Jesus as Our Good Shepherd reveals something really important about God’s love. Jesus says that He is the good shepherd who lays down his life for us. Having just celebrated Holy Week only a few weeks ago, and still in the Easter season, Christ’s Passion, Death and Resurrection is before us in the Scriptures of Mass every day. In fact, right now in the weekday Masses we are reflecting on the Sixth Chapter of St. John’s Gospel, the “Bread of Life Discourse.” His love not only saves us, but feeds us, and through the Eucharist plants in our souls the gift of eternal life.
Jesus not only says that He knows His sheep; He also says that His sheep know Him. The knowledge is mutual.
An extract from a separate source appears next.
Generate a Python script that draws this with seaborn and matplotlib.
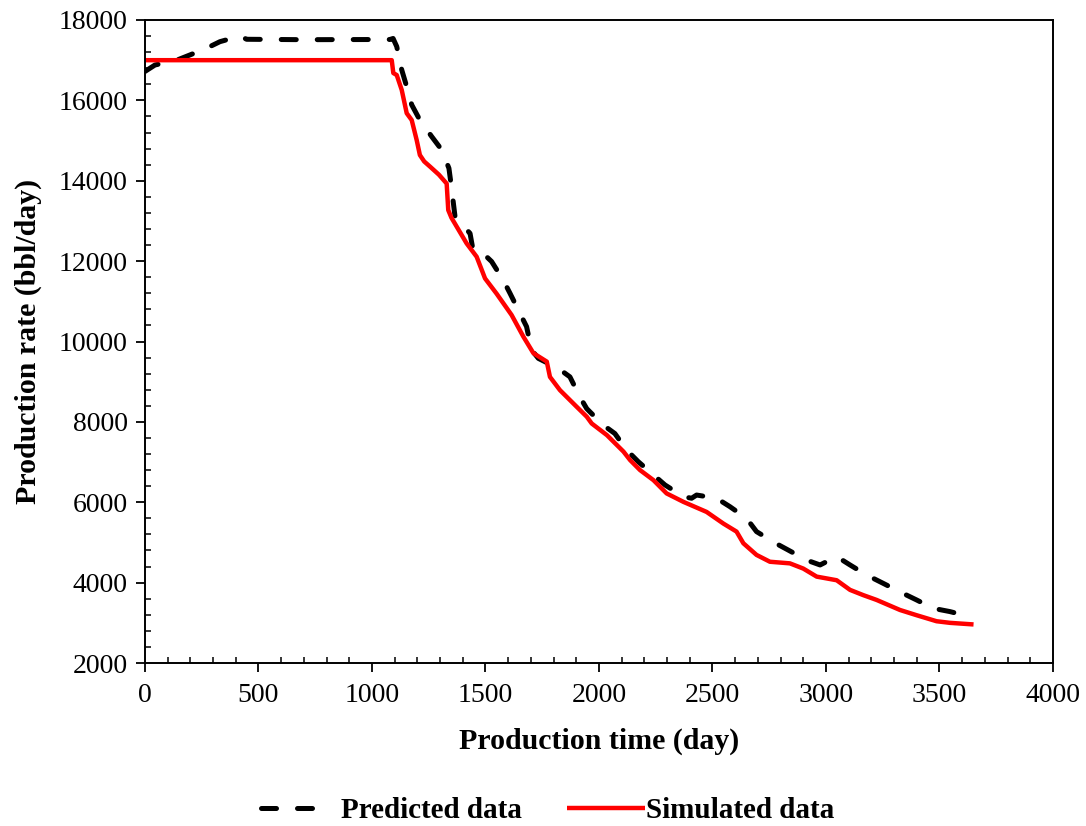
import numpy as np
import pandas as pd
import matplotlib
matplotlib.use("Agg")
import matplotlib.pyplot as plt
from matplotlib.ticker import MultipleLocator
from matplotlib.legend_handler import HandlerLine2D
import seaborn as sns

# Predicted production rate (bbl/day) versus production time (day)
pred_day = [0, 44, 140, 198, 272, 330, 418, 448, 700, 1079, 1093, 1109, 1131, 1153,
            1175, 1211, 1263, 1307, 1339, 1348, 1366, 1432, 1445, 1490, 1527, 1578,
            1608, 1652, 1681, 1703, 1733, 1821, 1872, 1916, 1946, 1960, 2019, 2070,
            2122, 2173, 2240, 2291, 2372, 2408, 2430, 2518, 2577, 2650, 2694, 2775,
            2834, 2915, 2974, 3047, 3106, 3179, 3253, 3326, 3399, 3473, 3546, 3650]
pred_rate = [16720, 16880, 17000, 17130, 17300, 17460, 17600, 17520, 17510, 17515,
             17540, 17340, 16760, 16340, 15890, 15510, 15100, 14770, 14310, 13930,
             13100, 12690, 12280, 12190, 11990, 11530, 11200, 10700, 10370, 9790,
             9580, 9330, 9120, 8620, 8330, 8250, 7920, 7710, 7300, 7010, 6680, 6430,
             6140, 6100, 6180, 6100, 5890, 5600, 5270, 4990, 4810, 4560, 4440, 4650,
             4440, 4190, 3980, 3770, 3570, 3360, 3280, 3130]

# Simulated production rate (bbl/day) versus production time (day)
sim_day = [0, 500, 1087, 1094, 1109, 1131, 1153, 1175, 1197, 1211, 1230, 1256, 1295,
           1329, 1336, 1350, 1373, 1417, 1461, 1498, 1549, 1615, 1667, 1711, 1770,
           1784, 1828, 1901, 1946, 1968, 2035, 2108, 2137, 2181, 2240, 2298, 2372,
           2474, 2548, 2606, 2636, 2694, 2753, 2841, 2900, 2959, 3047, 3106, 3164,
           3223, 3326, 3399, 3487, 3546, 3650]
sim_rate = [17000, 17000, 17000, 16680, 16630, 16260, 15680, 15510, 15010, 14640,
            14480, 14350, 14150, 13930, 13270, 13080, 12860, 12440, 12110, 11570,
            11190, 10660, 10120, 9710, 9500, 9120, 8790, 8380, 8130, 7960, 7670,
            7260, 7050, 6800, 6550, 6220, 6010, 5760, 5470, 5270, 4980, 4690, 4520,
            4480, 4350, 4150, 4060, 3820, 3690, 3570, 3320, 3190, 3040, 3000, 2960]

x_ticks = [0, 500, 1000, 1500, 2000, 2500, 3000, 3500, 4000]
y_ticks = [2000, 4000, 6000, 8000, 10000, 12000, 14000, 16000, 18000]

pred_df = pd.DataFrame({"day": pred_day, "rate": pred_rate})
sim_df = pd.DataFrame({"day": sim_day, "rate": sim_rate})

sns.set_style("white")
plt.rcParams["font.family"] = ["Liberation Serif", "DejaVu Serif"]
plt.rcParams["text.color"] = "black"
plt.rcParams["axes.labelcolor"] = "black"

fig = plt.figure(figsize=(10.86, 8.26), dpi=100)
ax = fig.add_axes([0.1335, 0.1973, 0.8361, 0.7785])

sns.lineplot(data=pred_df, x="day", y="rate", ax=ax, color="black",
             linewidth=3.6, label="Predicted data", sort=False)
sns.lineplot(data=sim_df, x="day", y="rate", ax=ax, color="#ff0000",
             linewidth=3.2, label="Simulated data", sort=False)

pred_line = ax.lines[0]
pred_line.set_dashes((3.0, 4.2))
pred_line.set_dash_capstyle("round")
ax.lines[1].set_solid_capstyle("butt")

ax.set_xlim(0, 4000)
ax.set_ylim(2000, 18000)
ax.set_xticks(x_ticks)
ax.set_yticks(y_ticks)
ax.xaxis.set_minor_locator(MultipleLocator(100))
ax.yaxis.set_minor_locator(MultipleLocator(400))
ax.tick_params(axis="both", which="both", bottom=True, left=True,
               top=False, right=False)
ax.tick_params(axis="both", which="major", direction="out", length=6.5,
               width=1.3, labelsize=20, color="black", labelcolor="black", pad=6)
ax.tick_params(axis="both", which="minor", direction="in", length=4.5,
               width=1.1, color="black")
ax.tick_params(axis="x", which="major", pad=8)

for s in ax.spines.values():
    s.set_visible(True)
    s.set_color("black")
    s.set_linewidth(1.4)

ax.set_xlabel("Production time (day)", fontsize=21.5, fontweight="bold",
              labelpad=14)
ax.set_ylabel("Production rate (bbl/day)", fontsize=21.5, fontweight="bold",
              labelpad=12)


class ExtendedLine(HandlerLine2D):
    """Legend handler that stretches the sample line a bit to the right."""

    def __init__(self, extra=0.0, **kw):
        super().__init__(**kw)
        self.extra = extra

    def create_artists(self, legend, orig_handle, xdescent, ydescent, width,
                       height, fontsize, trans):
        return super().create_artists(legend, orig_handle, xdescent, ydescent,
                                      width + self.extra, height, fontsize, trans)


ax.legend_.remove()
handles, labels = ax.get_legend_handles_labels()
leg = fig.legend(handles, labels, loc="center", bbox_to_anchor=(0.5046, 0.019),
                 ncol=2, frameon=False, handlelength=2.0, columnspacing=1.55,
                 handletextpad=0.72,
                 handler_map={handles[1]: ExtendedLine(extra=14)},
                 prop={"family": "Liberation Serif", "weight": "bold", "size": 21})
for t in leg.get_texts():
    t.set_color("black")

fig.savefig("out.png", dpi=100, facecolor="white")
The more we know Christ, the more we trust Him and love Him.
Not only are we encouraged to reflect this Sunday on Jesus, the Good Shepherd, we are also being encouraged to imitate the Good Shepherd. Let’s face it, everyone is shepherding someone else. It may be our children, our spouse, a friend, a family member, someone who is ill and reliant upon us. Jesus, as always models for us what we are to become and imitate. He shepherds us, and gives us the grace to shepherd others to Him.